Pilot loves exploring Gladstone from the air
MY SECRET SPOT: Gladstone aircraft enthusiast Hugh Bridge loves to explore the region from the sky.
This week, he has shared with this paper his favourite places to take friends and family on short plane trips:
MY favourite place to fly over is Curtis Island, Facing Island, Cape Capricorn and Bustard Heads.
It's very picturesque, and so if we have visitors, we'll take them for a run up around that area.
It's a great way to show them industry in Gladstone; the money that oozes out of our city.
It's because there're beautiful beaches virtually unoccupied all the way up.
The lighthouse, the water is always nice and clear up there and protected.
Often, we see a couple of yachts at Yellow Patch.
You can see the whole of Curtis Island stretching out before back to Gladstone gives you a few snap shots of Gladstone.
You've got the really nice isolated beaches of Facing and Curtis islands plus all the industry, power station, QAL, right down there to the contrast of how it must've been many years ago compared to what it is now.
This trip is more of a joy ride for friends that come to visit.

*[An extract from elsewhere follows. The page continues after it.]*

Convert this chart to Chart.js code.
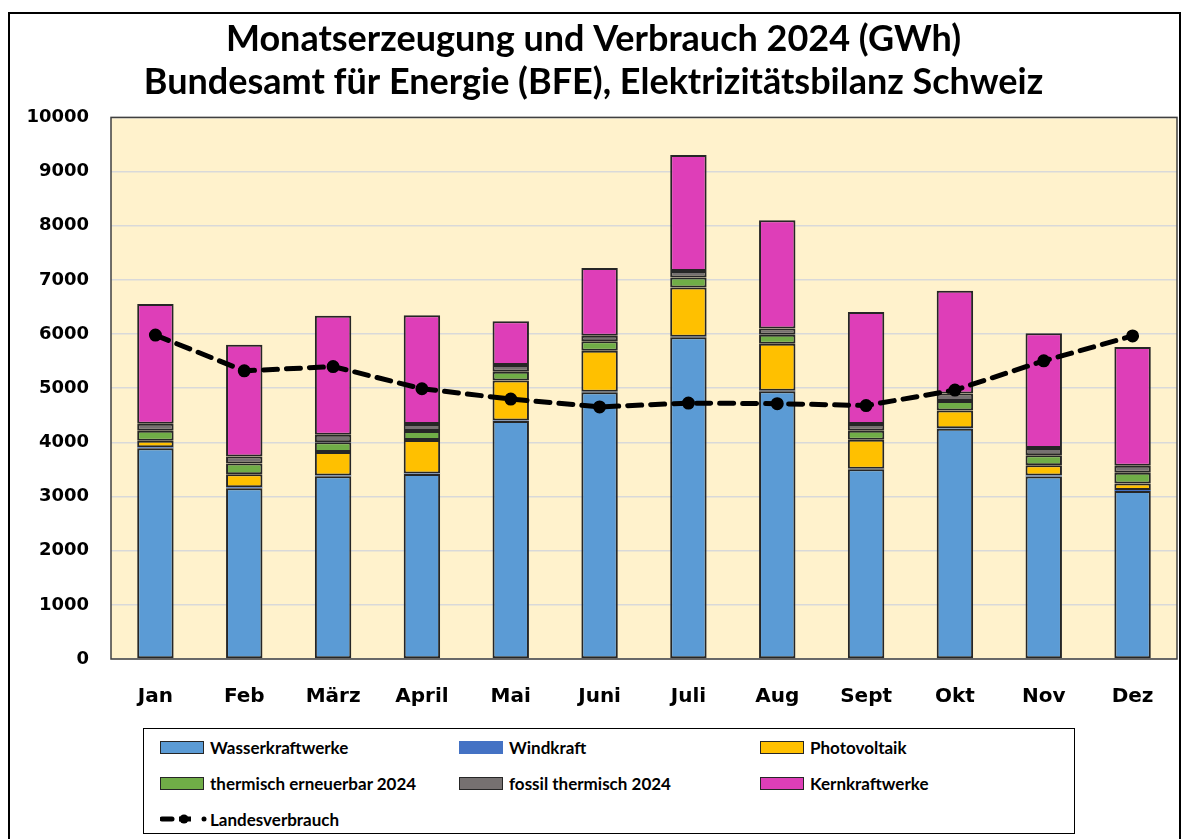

Not a commercial thing. Sometimes visitors to the region haven't seen something like that from the sky.
All the beaches up the east coast of Curtis Island are beautiful but the prettiest is the lighthouse itself and Yellow Patch.
It's protected and has reasonably deep water anchorage.
I've taken heaps of people, friends and visitors from down south, and the odd ones from overseas and so on.
The first time I did the trip was in 1974, that's when I first moved here.
It depends on who's around on how many times I go, but I do try to go a couple of times a year.
Gladstone has changed a lot but Curtis Island itself, except for the gas works, hasn't changed too much.
The lighthouse is no longer manned; it's automatic, so that's different now, too.
We actually landed at Cape Capricorn, but that was long ago.
I wasn't the pilot; I went for a ride also supplying the lighthouse. There's no airstrip there so you can't land.
There used to be one on Facing Island. But that's all overgrown.
ON Camping vs flying:
Mr Bridge says he's only ever once flown to a location and camped under the stars.
He won't do it again.
"It was wet, and cold. The beauty of flying is you can see these beautiful spots, then fly back home or to a four-star hotel and really treat yourself."